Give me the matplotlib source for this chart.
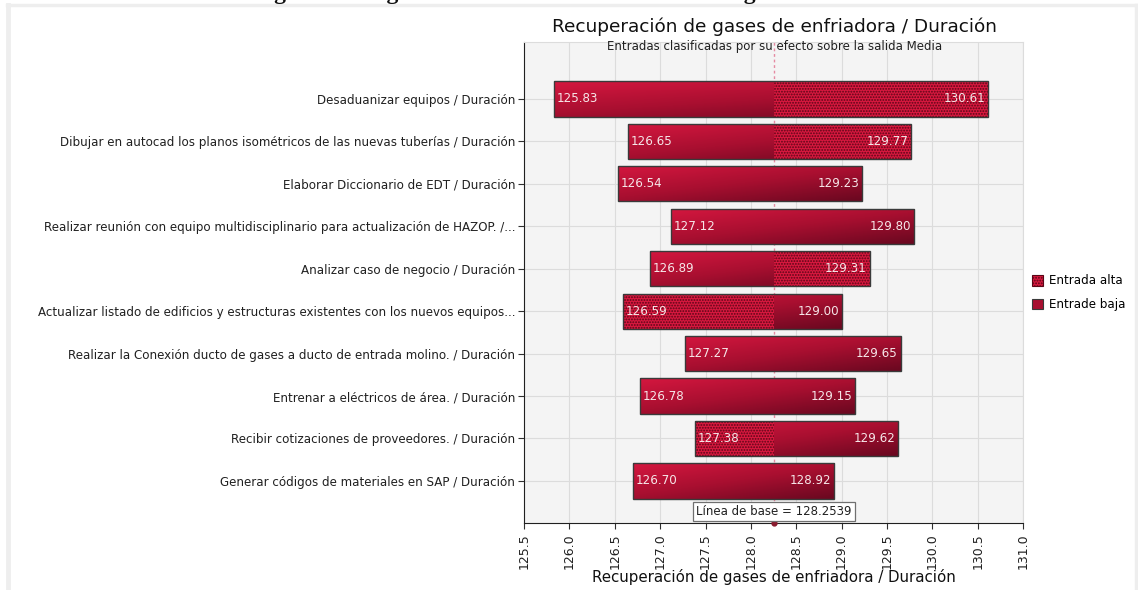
import numpy as np
import matplotlib
matplotlib.use("Agg")
import matplotlib.pyplot as plt
from matplotlib.patches import Rectangle, Patch
from matplotlib.colors import LinearSegmentedColormap
from matplotlib.lines import Line2D

# data
labels = [
    "Desaduanizar equipos / Duración",
    "Dibujar en autocad los planos isométricos de las nuevas tuberías / Duración",
    "Elaborar Diccionario de EDT / Duración",
    "Realizar reunión con equipo multidisciplinario para actualización de HAZOP. /...",
    "Analizar caso de negocio / Duración",
    "Actualizar listado de edificios y estructuras existentes con los nuevos equipos...",
    "Realizar la Conexión ducto de gases a ducto de entrada molino. / Duración",
    "Entrenar a eléctricos de área. / Duración",
    "Recibir cotizaciones de proveedores. / Duración",
    "Generar códigos de materiales en SAP / Duración",
]
low_vals = [125.83, 126.65, 126.54, 127.12, 126.89, 126.59, 127.27, 126.78, 127.38, 126.70]
high_vals = [130.61, 129.77, 129.23, 129.80, 129.31, 129.00, 129.65, 129.15, 129.62, 128.92]
# which side is drawn as "Entrada alta" (dotted): "right", "left" or ""
alta_side = ["right", "right", "", "", "right", "left", "", "", "left", ""]
baseline = 128.2539
xticks = [125.5, 126.0, 126.5, 127.0, 127.5, 128.0, 128.5, 129.0, 129.5, 130.0, 130.5, 131.0]

plt.rcParams["font.family"] = ["DejaVu Sans"]
plt.rcParams["hatch.linewidth"] = 0.9

fig = plt.figure(figsize=(11.38, 5.90), dpi=100)
ax = fig.add_axes([0.4605, 0.1136, 0.4385, 0.8152])
ax.set_facecolor("#f4f4f4")

cmap = LinearSegmentedColormap.from_list("red", ["#d4173f", "#a80f30", "#6a0820"])
bar_h = 0.83
n = len(labels)
for i in range(n):
    lo, hi = low_vals[i], high_vals[i]
    y0, y1 = i - bar_h / 2, i + bar_h / 2
    gy, gx = np.mgrid[0:1:30j, 0:1:80j]
    grad = 0.55 * gy + 0.45 * gx
    segs = [("left", lo, baseline), ("right", baseline, hi)]
    for side, a, b in segs:
        if alta_side[i] == side:
            ax.add_patch(Rectangle((a, y0), b - a, bar_h, facecolor="#d8183f",
                                   edgecolor="#5a0616", hatch="......", lw=0, zorder=2))
        else:
            clip = Rectangle((a, y0), b - a, bar_h, transform=ax.transData)
            im = ax.imshow(grad, cmap=cmap, vmin=0, vmax=1, extent=(lo, hi, y1, y0),
                           origin="upper", aspect="auto", zorder=2, interpolation="bilinear")
            im.set_clip_path(clip)
    ax.add_patch(Rectangle((lo, y0), hi - lo, bar_h, fill=False,
                           edgecolor="#3a3a3a", lw=1.0, zorder=3))
    ax.text(lo + 0.03, i, f"{lo:.2f}", ha="left", va="center", color="#f6e6e8",
            fontsize=8.6, zorder=4)
    ax.text(hi - 0.03, i, f"{hi:.2f}", ha="right", va="center", color="#f6e6e8",
            fontsize=8.6, zorder=4)

ax.axvline(baseline, color="#e58aa2", ls=(0, (2, 2)), lw=1.0, zorder=1.5)
ax.plot([baseline], [9.99], marker="o", ms=3.5, color="#8a1a2e", clip_on=False, zorder=5)
ax.text(baseline, 9.73, f"Línea de base = {baseline:.4f}", ha="center", va="center",
        fontsize=8.5, color="#202020", zorder=5,
        bbox=dict(boxstyle="square,pad=0.25", facecolor="white", edgecolor="#707070", lw=0.9))

ax.set_xlim(125.5, 131.0)
ax.set_ylim(9.99, -1.34)
ax.set_xticks(xticks)
ax.set_xticklabels([f"{t:.1f}" for t in xticks], rotation=90, fontsize=9)
ax.set_yticks(range(n))
ax.set_yticklabels(labels, fontsize=8.55)
ax.grid(True, color="#dcdcdc", lw=0.8, zorder=0)
ax.set_axisbelow(True)
ax.tick_params(axis="both", length=4, color="#303030", labelcolor="#202020")
ax.tick_params(axis="y", pad=2.5)
for s in ("top", "right"):
    ax.spines[s].set_color("#dcdcdc")
for s in ("left", "bottom"):
    ax.spines[s].set_color("#202020")
ax.set_xlabel("Recuperación de gases de enfriadora / Duración", fontsize=10.8, color="#101010")
ax.xaxis.set_label_coords(0.5, -0.112)
ax.xaxis.label.set_va("center")

fig.text(0.681, 0.955, "Recuperación de gases de enfriadora / Duración", ha="center",
         va="center", fontsize=13.3, color="#101010")
fig.text(0.681, 0.921, "Entradas clasificadas por su efecto sobre la salida Media", ha="center",
         va="center", fontsize=8.5, color="#202020")

# cut-off caption at top of the page (only its lower edge is on the page)
fig.text(0.467, 1.0025, "Figura 3. Diagrama de Tornado Duración Cronograma", ha="center",
         va="baseline", fontsize=17, fontweight="bold", family=["Liberation Serif"],
         color="#101010")

# page frame
fig.add_artist(Line2D([0.006, 0.998], [0.991, 0.991], color="#eeeeee", lw=2.5,
                      transform=fig.transFigure))
fig.add_artist(Line2D([0.007, 0.007], [0.0, 0.991], color="#eeeeee", lw=3.5,
                      transform=fig.transFigure))
fig.add_artist(Line2D([0.998, 0.998], [0.0, 0.991], color="#eeeeee", lw=2.5,
                      transform=fig.transFigure))

handles = [
    Patch(facecolor="#d8183f", edgecolor="#5a0616", hatch="......", lw=0.8, label="Entrada alta"),
    Patch(facecolor="#a80f30", edgecolor="#3a3a3a", lw=0.8, label="Entrade baja"),
]
fig.legend(handles=handles, loc="upper left", bbox_to_anchor=(0.897, 0.553), frameon=False,
           fontsize=8.6, handlelength=1.0, handleheight=1.0, handletextpad=0.5,
           labelspacing=0.9)

fig.savefig("out.png", dpi=100)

☆ ☆ ☆ ☆ ☆

**Task directions:**
Reproduce the whole listing word for word, setting aside any pictures.

**Task response:**
Give me the matplotlib source for this chart.
import numpy as np
import matplotlib
matplotlib.use("Agg")
import matplotlib.pyplot as plt
from matplotlib.patches import Rectangle, Patch
from matplotlib.colors import LinearSegmentedColormap
from matplotlib.lines import Line2D

# data
labels = [
    "Desaduanizar equipos / Duración",
    "Dibujar en autocad los planos isométricos de las nuevas tuberías / Duración",
    "Elaborar Diccionario de EDT / Duración",
    "Realizar reunión con equipo multidisciplinario para actualización de HAZOP. /...",
    "Analizar caso de negocio / Duración",
    "Actualizar listado de edificios y estructuras existentes con los nuevos equipos...",
    "Realizar la Conexión ducto de gases a ducto de entrada molino. / Duración",
    "Entrenar a eléctricos de área. / Duración",
    "Recibir cotizaciones de proveedores. / Duración",
    "Generar códigos de materiales en SAP / Duración",
]
low_vals = [125.83, 126.65, 126.54, 127.12, 126.89, 126.59, 127.27, 126.78, 127.38, 126.70]
high_vals = [130.61, 129.77, 129.23, 129.80, 129.31, 129.00, 129.65, 129.15, 129.62, 128.92]
# which side is drawn as "Entrada alta" (dotted): "right", "left" or ""
alta_side = ["right", "right", "", "", "right", "left", "", "", "left", ""]
baseline = 128.2539
xticks = [125.5, 126.0, 126.5, 127.0, 127.5, 128.0, 128.5, 129.0, 129.5, 130.0, 130.5, 131.0]

plt.rcParams["font.family"] = ["DejaVu Sans"]
plt.rcParams["hatch.linewidth"] = 0.9

fig = plt.figure(figsize=(11.38, 5.90), dpi=100)
ax = fig.add_axes([0.4605, 0.1136, 0.4385, 0.8152])
ax.set_facecolor("#f4f4f4")

cmap = LinearSegmentedColormap.from_list("red", ["#d4173f", "#a80f30", "#6a0820"])
bar_h = 0.83
n = len(labels)
for i in range(n):
    lo, hi = low_vals[i], high_vals[i]
    y0, y1 = i - bar_h / 2, i + bar_h / 2
    gy, gx = np.mgrid[0:1:30j, 0:1:80j]
    grad = 0.55 * gy + 0.45 * gx
    segs = [("left", lo, baseline), ("right", baseline, hi)]
    for side, a, b in segs:
        if alta_side[i] == side:
            ax.add_patch(Rectangle((a, y0), b - a, bar_h, facecolor="#d8183f",
                                   edgecolor="#5a0616", hatch="......", lw=0, zorder=2))
        else:
            clip = Rectangle((a, y0), b - a, bar_h, transform=ax.transData)
            im = ax.imshow(grad, cmap=cmap, vmin=0, vmax=1, extent=(lo, hi, y1, y0),
                           origin="upper", aspect="auto", zorder=2, interpolation="bilinear")
            im.set_clip_path(clip)
    ax.add_patch(Rectangle((lo, y0), hi - lo, bar_h, fill=False,
                           edgecolor="#3a3a3a", lw=1.0, zorder=3))
    ax.text(lo + 0.03, i, f"{lo:.2f}", ha="left", va="center", color="#f6e6e8",
            fontsize=8.6, zorder=4)
    ax.text(hi - 0.03, i, f"{hi:.2f}", ha="right", va="center", color="#f6e6e8",
            fontsize=8.6, zorder=4)

ax.axvline(baseline, color="#e58aa2", ls=(0, (2, 2)), lw=1.0, zorder=1.5)
ax.plot([baseline], [9.99], marker="o", ms=3.5, color="#8a1a2e", clip_on=False, zorder=5)
ax.text(baseline, 9.73, f"Línea de base = {baseline:.4f}", ha="center", va="center",
        fontsize=8.5, color="#202020", zorder=5,
        bbox=dict(boxstyle="square,pad=0.25", facecolor="white", edgecolor="#707070", lw=0.9))

ax.set_xlim(125.5, 131.0)
ax.set_ylim(9.99, -1.34)
ax.set_xticks(xticks)
ax.set_xticklabels([f"{t:.1f}" for t in xticks], rotation=90, fontsize=9)
ax.set_yticks(range(n))
ax.set_yticklabels(labels, fontsize=8.55)
ax.grid(True, color="#dcdcdc", lw=0.8, zorder=0)
ax.set_axisbelow(True)
ax.tick_params(axis="both", length=4, color="#303030", labelcolor="#202020")
ax.tick_params(axis="y", pad=2.5)
for s in ("top", "right"):
    ax.spines[s].set_color("#dcdcdc")
for s in ("left", "bottom"):
    ax.spines[s].set_color("#202020")
ax.set_xlabel("Recuperación de gases de enfriadora / Duración", fontsize=10.8, color="#101010")
ax.xaxis.set_label_coords(0.5, -0.112)
ax.xaxis.label.set_va("center")

fig.text(0.681, 0.955, "Recuperación de gases de enfriadora / Duración", ha="center",
         va="center", fontsize=13.3, color="#101010")
fig.text(0.681, 0.921, "Entradas clasificadas por su efecto sobre la salida Media", ha="center",
         va="center", fontsize=8.5, color="#202020")

# cut-off caption at top of the page (only its lower edge is on the page)
fig.text(0.467, 1.0025, "Figura 3. Diagrama de Tornado Duración Cronograma", ha="center",
         va="baseline", fontsize=17, fontweight="bold", family=["Liberation Serif"],
         color="#101010")

# page frame
fig.add_artist(Line2D([0.006, 0.998], [0.991, 0.991], color="#eeeeee", lw=2.5,
                      transform=fig.transFigure))
fig.add_artist(Line2D([0.007, 0.007], [0.0, 0.991], color="#eeeeee", lw=3.5,
                      transform=fig.transFigure))
fig.add_artist(Line2D([0.998, 0.998], [0.0, 0.991], color="#eeeeee", lw=2.5,
                      transform=fig.transFigure))

handles = [
    Patch(facecolor="#d8183f", edgecolor="#5a0616", hatch="......", lw=0.8, label="Entrada alta"),
    Patch(facecolor="#a80f30", edgecolor="#3a3a3a", lw=0.8, label="Entrade baja"),
]
fig.legend(handles=handles, loc="upper left", bbox_to_anchor=(0.897, 0.553), frameon=False,
           fontsize=8.6, handlelength=1.0, handleheight=1.0, handletextpad=0.5,
           labelspacing=0.9)

fig.savefig("out.png", dpi=100)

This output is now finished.